'I hope I don't see you in Memphis because hopefully you are still drinking out of the Claret Jug' - McIlroy's text exchange with Lowry
Rory McIlroy admits he needs to change his mental approach to Majors, but told Open champion Shane Lowry that winning the Claret Jug will change his life forever.
Speaking ahead of the WGC FedEx St Jude Invitational in Memphis, the world No 3 confessed that he was shocked to feel his hand trembling as he put the tee in the ground for the first round at Royal Portrush, where he ran an quadruple-bogey eight on the first hole and shot 79.
He revealed that he had to choke back tears as many as four times throughout his battling second round 65 due to the warmth of the crowd reaction but hailed a "fairytale ending" to the event with pal Lowry claiming his first Major.
"He texted me on Friday night with words of encouragement," McIlroy said. "He said to me, 'I'll see you in Memphis'. And I said, 'I hope I don't see you in Memphis because hopefully you are still drinking out of the Claret Jug'.
"That obviously came to fruition so that was nice. I texted him straight after and said, 'It's going to change your life.' You saw the reaction in his home town and the amount of people who came out to see him.
"It is a life-changer, especially doing it at Portrush. He's going to be a national hero for the rest of his life.
"I am just so happy for him. It is always great to see friends do so well."
McIlroy revealed that he was stunned by his nervousness on the first tee and needs to reassess his mental approach to Majors going forward even if the warmth of the crowd for his second round 65 made a missed cut feel like "one of the best experiences I have ever had on a golf course."
As for the first round, he said: "I was so relaxed in the warm-up and so relaxed on the putting green and when I was announced and put my tee in the ground, I noticed my hand trembling.

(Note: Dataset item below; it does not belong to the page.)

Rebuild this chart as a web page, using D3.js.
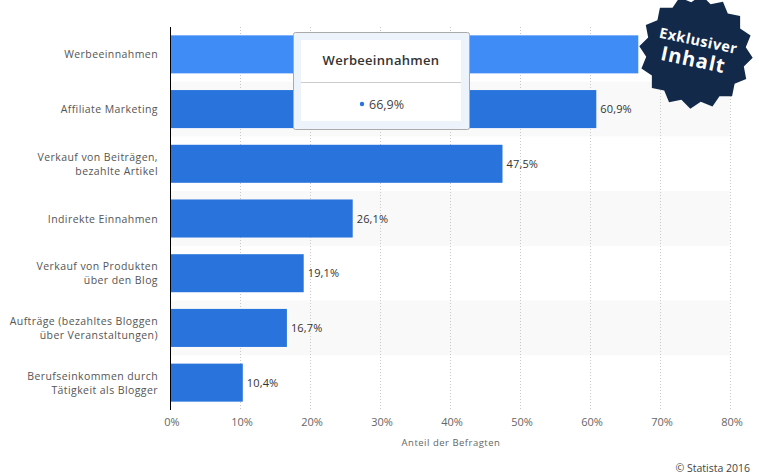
<!DOCTYPE html>
<html>
<head>
<meta charset="utf-8">
<script src="https://d3js.org/d3.v7.min.js"></script>
<style>
html,body{margin:0;padding:0;background:#fff;}
text{font-family:"Open Sans",sans-serif;}
</style>
</head>
<body>
<svg id="chart" width="759" height="474"></svg>
<script>
var categories = [
 ["Werbeeinnahmen"],
 ["Affiliate Marketing"],
 ["Verkauf von Beiträgen,","bezahlte Artikel"],
 ["Indirekte Einnahmen"],
 ["Verkauf von Produkten","über den Blog"],
 ["Aufträge (bezahltes Bloggen","über Veranstaltungen)"],
 ["Berufseinkommen durch","Tätigkeit als Blogger"]
];
var values = [66.9, 60.9, 47.5, 26.1, 19.1, 16.7, 10.4];
var ticks = [0, 10, 20, 30, 40, 50, 60, 70, 80];

function de(v){ return v.toFixed(1).replace('.', ',') + '%'; }

var svg = d3.select('#chart');
var plotLeft = 170, plotRight = 730, plotTop = 27, plotBottom = 410;

var x = d3.scaleLinear().domain([0, 80]).range([plotLeft, plotRight]);
var y = d3.scaleBand().domain(d3.range(values.length)).range([plotTop, plotBottom]).paddingInner(0.305).paddingOuter(0.1525);

// stripes behind every second row
var step = y.step();
svg.append('g').selectAll('rect')
  .data(d3.range(values.length).filter(function(i){ return i % 2 == 1; }))
  .enter().append('rect')
  .attr('x', plotLeft).attr('width', plotRight - plotLeft)
  .attr('y', function(i){ return y(i) + y.bandwidth()/2 - step/2; })
  .attr('height', step)
  .attr('fill', '#f9f9f9');

// grid
svg.append('g').selectAll('line')
  .data(ticks.slice(1))
  .enter().append('line')
  .attr('x1', function(d){ return x(d) + 0.5; }).attr('x2', function(d){ return x(d) + 0.5; })
  .attr('y1', plotTop).attr('y2', plotBottom)
  .attr('stroke', '#c8c8c8').attr('stroke-dasharray', '1,2');

// bars
svg.append('g').selectAll('rect')
  .data(values)
  .enter().append('rect')
  .attr('x', plotLeft)
  .attr('y', function(d, i){ return y(i); })
  .attr('width', function(d){ return x(d) - plotLeft; })
  .attr('height', y.bandwidth())
  .attr('fill', function(d, i){ return i == 0 ? '#408cf6' : '#2874dc'; });

// value labels, the first one sits under the badge in the original
svg.append('g').selectAll('text')
  .data(values.slice(1))
  .enter().append('text')
  .attr('x', function(d){ return x(d) + 4; })
  .attr('y', function(d, i){ return y(i + 1) + y.bandwidth()/2 + 4; })
  .attr('font-size', 11).attr('fill', '#333').attr('letter-spacing', 0.15)
  .text(de);

// axis line
svg.append('line').attr('x1', plotLeft + 0.5).attr('x2', plotLeft + 0.5).attr('y1', plotTop).attr('y2', plotBottom)
  .attr('stroke', '#000').attr('stroke-width', 1);

// category labels
var catG = svg.append('g');
categories.forEach(function(lines, i){
  var cy = y(i) + y.bandwidth()/2;
  lines.forEach(function(t, j){
    catG.append('text')
      .attr('x', 158).attr('text-anchor', 'end')
      .attr('y', cy + 4 + (j - (lines.length - 1)/2) * 14)
      .attr('font-size', 10.5).attr('fill', '#555').attr('letter-spacing', 0.42)
      .text(t);
  });
});

// x axis
var axis = d3.axisBottom(x).tickValues(ticks).tickSize(0).tickPadding(0)
  .tickFormat(function(d){ return d + '%'; });
var ax = svg.append('g').attr('transform', 'translate(1.5,418.5)').call(axis);
ax.select('.domain').remove();
ax.selectAll('text').attr('font-size', 11).attr('fill', '#666').style('font-family', '"Open Sans",sans-serif');

svg.append('text').attr('x', 451).attr('y', 446).attr('text-anchor', 'middle')
  .attr('font-size', 9.5).attr('fill', '#666').attr('letter-spacing', 0.5).text('Anteil der Befragten');

svg.append('text').attr('x', 750).attr('y', 472).attr('text-anchor', 'end')
  .attr('font-size', 10.5).attr('fill', '#444').text('© Statista 2016');

// tooltip
var tip = svg.append('g').attr('transform', 'translate(293,32)');
tip.append('rect').attr('x', 0.5).attr('y', 0.5).attr('width', 176).attr('height', 97).attr('rx', 2)
  .attr('fill', '#edf3fb').attr('stroke', '#aaa');
tip.append('rect').attr('x', 8).attr('y', 8).attr('width', 160).attr('height', 81).attr('fill', '#fff');
tip.append('line').attr('x1', 8).attr('x2', 168).attr('y1', 50.5).attr('y2', 50.5).attr('stroke', '#ccc');
tip.append('text').attr('x', 88).attr('y', 33).attr('text-anchor', 'middle')
  .attr('font-size', 13).attr('font-weight', 600).attr('fill', '#333').attr('letter-spacing', 0.3).text(categories[0][0]);
tip.append('circle').attr('cx', 69).attr('cy', 72).attr('r', 2.2).attr('fill', '#2874dc');
tip.append('text').attr('x', 76).attr('y', 77).attr('font-size', 12.5).attr('fill', '#444').text(de(values[0]));

// badge
var points = [];
for (var k = 0; k < 32; k++) {
  points.push([k * Math.PI / 16 + 0.1, k % 2 ? 50 : 57]);
}
var badge = svg.append('g').attr('transform', 'translate(696,52)');
badge.append('path').attr('d', d3.lineRadial().curve(d3.curveLinearClosed)(points)).attr('fill', '#12294a');
var bt = badge.append('g').attr('transform', 'rotate(12)');
bt.append('text').attr('x', 0).attr('y', -6.5).attr('text-anchor', 'middle')
  .attr('font-size', 14.5).attr('font-weight', 700).attr('fill', '#fff').attr('letter-spacing', 0.5).text('Exklusiver');
bt.append('text').attr('x', -1).attr('y', 15).attr('text-anchor', 'middle')
  .attr('font-size', 20).attr('font-weight', 700).attr('fill', '#fff').attr('letter-spacing', 1).text('Inhalt');
</script>
</body>
</html>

I thought, 'that's interesting'."
He added: "I think I have learned a lot from the four Majors this year. How I started, how I played in them and how I tried to approach them.
"I almost downplayed them this year and tried to treat them like other events and I have realised they are not like any other event and you need to have a different mindset and prepare differently.
"I tried different strategy this year. It didn't quite work for me and I need to reassess that going forward."
European Ryder Cup captain Pádraig Harrington and West Waterford's Séamus Power are in action in the modified stableford format Barracuda Championship in Nevada.
Played at Reno's Montreaux Golf and Country Club, it's a key event for Power who is 143rd in the FedExCup standings with only next week's Wyndham Championship remaining to make the top 125 who qualify for the play-offs and keep their full PGA Tour privileges.
Attacking golf is rewarded in Reno with eight points for an albatross, five for an eagle, two for a birdie, zero for a par, minus one for a bogey and minus three for a double bogey or worse.
Meanwhile, Des Smyth could be making his final appearance in The Senior Open at the place where he said goodbye to the amateur ranks.
Now 66, he played for Ireland in the Home Internationals at Royal Lytham and St Annes in 1973 before going on to have a storied professional career.
In a nice twist of fate, his long-time caddie Ray Latchford also caddied for him in those international matches 46 years ago.
Smyth, who hinted earlier this year that he was coming to the end of his competitive career, is joined at the Lancashire links by debutant Darren Clarke and Paul McGinley.
The LPGA Tour is in Europe this week for the fourth of the five professional Majors, The Evian Championship.
Forrest Little amateur Julie McCarthy is the only Irish player in the field having earned an exemption as the leading player in the Arnold Palmer Cup in June.